For the fusion reaction to take place, scientists need to be able to mimic conditions comparable to the sun. At these temperatures, atoms exist in a state called a plasma – comparable to a soup of negatively charged electrons and positively charged ions that have been ripped apart by the extremely hot temperature of their surroundings.

In most fusion reactors, hydrogen atoms are used for the reaction. When they are superheated into a plasma, their single electron is ripped away, producing a soup of positive hydrogen ions and electrons. However, towards the edges of the plasma, where it is less hot, some of these hydrogen ions can bind back to the soup of electrons, creating neutralized hydrogen particles.

These neutralized particles can cause energy to be lost from the plasma, increasing the amount of energy required to maintain the reaction. 

“These hydrogen neutral particles cause power losses in the plasma, which makes it very challenging to sustain a hot plasma and have an effective small fusion reactor,” Mykola Ialovega, a postdoctoral researcher in nuclear engineering and engineering physics at UW–Madison, said in a statement.

To solve this issue, the team at UW-Madison has created a spray coating mechanism that is able to mop up these problem particles while also withstanding the extreme conditions inside the nuclear reactor.

“The fusion community is urgently looking for new manufacturing approaches to economically produce large plasma-facing components in fusion reactors,” Ialovega said.

The team’s technology uses a cold spray process to deposit a coating of the metal tantalum on the stainless steel surface of the reactor. This metal can withstand the superhot temperatures of the reactor, and is also great at absorbing hydrogen.

“We discovered that the cold spray tantalum coating absorbs much more hydrogen than bulk tantalum because of the unique microstructure of the coating,” Kumar Sridharan,  professor of nuclear engineering and engineering physics at UW-Madison, said in a statement.

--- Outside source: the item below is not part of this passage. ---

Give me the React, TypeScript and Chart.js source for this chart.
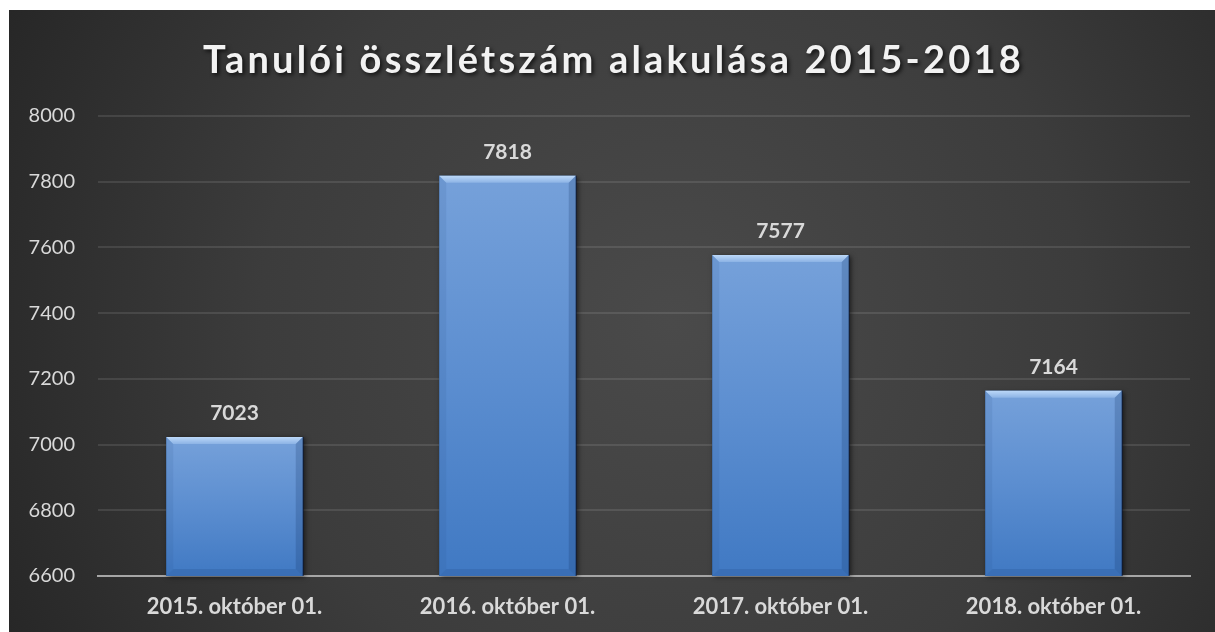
import React, { useEffect, useRef } from "react";
import { Chart, registerables } from "chart.js";

Chart.register(...registerables);

const chartTitle = "Tanulói összlétszám alakulása 2015-2018";
const categories = [
  "2015. október 01.",
  "2016. október 01.",
  "2017. október 01.",
  "2018. október 01.",
];
const studentCounts = [7023, 7818, 7577, 7164];
const yMin = 6600;
const yMax = 8000;
const yStep = 200;

const FONT = "Lato, 'Open Sans', sans-serif";

const backgroundPlugin = {
  id: "bgPlugin",
  beforeDraw(chart: any) {
    const { ctx, width, height } = chart;
    ctx.save();
    const g = ctx.createRadialGradient(width * 0.55, height * 0.5, 0, width * 0.55, height * 0.5, width * 0.62);
    g.addColorStop(0, "#4a4a4a");
    g.addColorStop(0.55, "#3c3c3c");
    g.addColorStop(1, "#262626");
    ctx.fillStyle = g;
    ctx.fillRect(0, 0, width, height);
    ctx.restore();
  },
};

const titlePlugin = {
  id: "titlePlugin",
  afterDraw(chart: any) {
    const { ctx, width } = chart;
    ctx.save();
    ctx.font = `bold 38px ${FONT}`;
    (ctx as any).letterSpacing = "3.2px";
    ctx.textAlign = "center";
    ctx.textBaseline = "alphabetic";
    ctx.shadowColor = "rgba(0,0,0,0.75)";
    ctx.shadowBlur = 4;
    ctx.shadowOffsetX = 2;
    ctx.shadowOffsetY = 2;
    ctx.fillStyle = "#f2f2f2";
    ctx.fillText(chartTitle, width / 2 + 1.5, 63);
    ctx.restore();
  },
};

function barBox(chart: any, bar: any) {
  const { x, y, base, width } = bar.getProps(["x", "y", "base", "width"], true);
  const bottom = Math.min(base, chart.chartArea.bottom);
  return { l: x - width / 2, r: x + width / 2, t: y, b: bottom, x };
}

const barDecorPlugin = {
  id: "barDecor",
  beforeDatasetsDraw(chart: any) {
    const { ctx } = chart;
    const meta = chart.getDatasetMeta(0);
    ctx.save();
    meta.data.forEach((bar: any) => {
      const { l, r, t, b } = barBox(chart, bar);
      ctx.shadowColor = "rgba(0,0,0,0.6)";
      ctx.shadowBlur = 5;
      ctx.shadowOffsetX = 2;
      ctx.shadowOffsetY = 1;
      ctx.fillStyle = "#1d3c66";
      ctx.fillRect(l, t, r - l, b - t);
    });
    ctx.restore();
  },
  afterDatasetsDraw(chart: any) {
    const { ctx } = chart;
    const meta = chart.getDatasetMeta(0);
    ctx.save();
    meta.data.forEach((bar: any, i: number) => {
      const { l, r, t, b, x } = barBox(chart, bar);
      const bv = 7;
      // top bevel
      const tg = ctx.createLinearGradient(0, t, 0, t + bv);
      tg.addColorStop(0, "#bcd8f8");
      tg.addColorStop(1, "#8cb3e5");
      ctx.fillStyle = tg;
      ctx.beginPath();
      ctx.moveTo(l, t);
      ctx.lineTo(r, t);
      ctx.lineTo(r - bv, t + bv);
      ctx.lineTo(l + bv, t + bv);
      ctx.closePath();
      ctx.fill();
      // left bevel
      ctx.fillStyle = "rgba(40,80,140,0.12)";
      ctx.beginPath();
      ctx.moveTo(l, t);
      ctx.lineTo(l + bv, t + bv);
      ctx.lineTo(l + bv, b - bv);
      ctx.lineTo(l, b);
      ctx.closePath();
      ctx.fill();
      // right bevel
      ctx.fillStyle = "rgba(20,50,100,0.22)";
      ctx.beginPath();
      ctx.moveTo(r, t);
      ctx.lineTo(r - bv, t + bv);
      ctx.lineTo(r - bv, b - bv);
      ctx.lineTo(r, b);
      ctx.closePath();
      ctx.fill();
      // bottom bevel
      ctx.fillStyle = "rgba(30,70,130,0.2)";
      ctx.beginPath();
      ctx.moveTo(l, b);
      ctx.lineTo(l + bv, b - bv);
      ctx.lineTo(r - bv, b - bv);
      ctx.lineTo(r, b);
      ctx.closePath();
      ctx.fill();
      // dark outline right
      ctx.strokeStyle = "rgba(10,25,60,0.7)";
      ctx.lineWidth = 1;
      ctx.beginPath();
      ctx.moveTo(r + 0.5, t);
      ctx.lineTo(r + 0.5, b);
      ctx.stroke();

      // data label
      ctx.font = `bold 21px ${FONT}`;
      ctx.fillStyle = "#d9d9d9";
      ctx.textAlign = "center";
      ctx.textBaseline = "alphabetic";
      ctx.fillText(String(studentCounts[i]), x, t - 17);
    });
    ctx.restore();
  },
};

export default function App() {
  const canvasRef = useRef<HTMLCanvasElement | null>(null);

  useEffect(() => {
    if (!canvasRef.current) return;
    const chart = new Chart(canvasRef.current, {
      type: "bar",
      data: {
        labels: categories,
        datasets: [
          {
            label: "Tanulói összlétszám",
            data: studentCounts,
            backgroundColor: (c: any) => {
              const ch = c.chart;
              const area = ch.chartArea;
              if (!area || c.raw == null) return "#4f86cc";
              const top = ch.scales.y.getPixelForValue(c.raw);
              const g = ch.ctx.createLinearGradient(0, top, 0, area.bottom);
              g.addColorStop(0, "#76a1da");
              g.addColorStop(0.5, "#5c8ed0");
              g.addColorStop(1, "#4079c3");
              return g;
            },
            borderWidth: 0,
            categoryPercentage: 1,
            barPercentage: 0.5,
          },
        ],
      },
      options: {
        animation: false,
        responsive: true,
        maintainAspectRatio: false,
        layout: { padding: { top: 106, right: 25, left: 0, bottom: 0 } },
        plugins: {
          legend: { display: false },
          title: { display: false },
          tooltip: { enabled: false },
        },
        scales: {
          x: {
            grid: { display: false, drawTicks: false },
            border: { display: true, color: "#a6a6a6", width: 2 },
            ticks: {
              color: "#d9d9d9",
              font: { family: FONT, size: 22, weight: "bold" },
              padding: 18,
              maxRotation: 0,
            },
            afterFit: (s: any) => {
              s.height = 56;
            },
          },
          y: {
            min: yMin,
            max: yMax,
            grid: { color: "rgba(255,255,255,0.1)", lineWidth: 2, drawTicks: false },
            border: { display: false },
            ticks: {
              stepSize: yStep,
              color: "#d9d9d9",
              font: { family: FONT, size: 20 },
              padding: 23,
              callback: (v: any) => String(v),
            },
            afterFit: (s: any) => {
              s.width = 89;
            },
          },
        },
      },
      plugins: [backgroundPlugin, barDecorPlugin, titlePlugin],
    });
    return () => chart.destroy();
  }, []);

  return (
    <div style={{ position: "absolute", left: 9, top: 10, width: 1206, height: 622 }}>
      <canvas ref={canvasRef} />
    </div>
  );
}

Cold spray technology is similar to using a can of spray paint. It involves propelling particles of the coating material onto a surface at a velocity faster than the speed of sound. When they collide with the reactor walls, they flatten like squished M&Ms which forms a coating across the entire surface. However, small gaps remain between these particles, creating a larger surface area for absorbing hydrogen.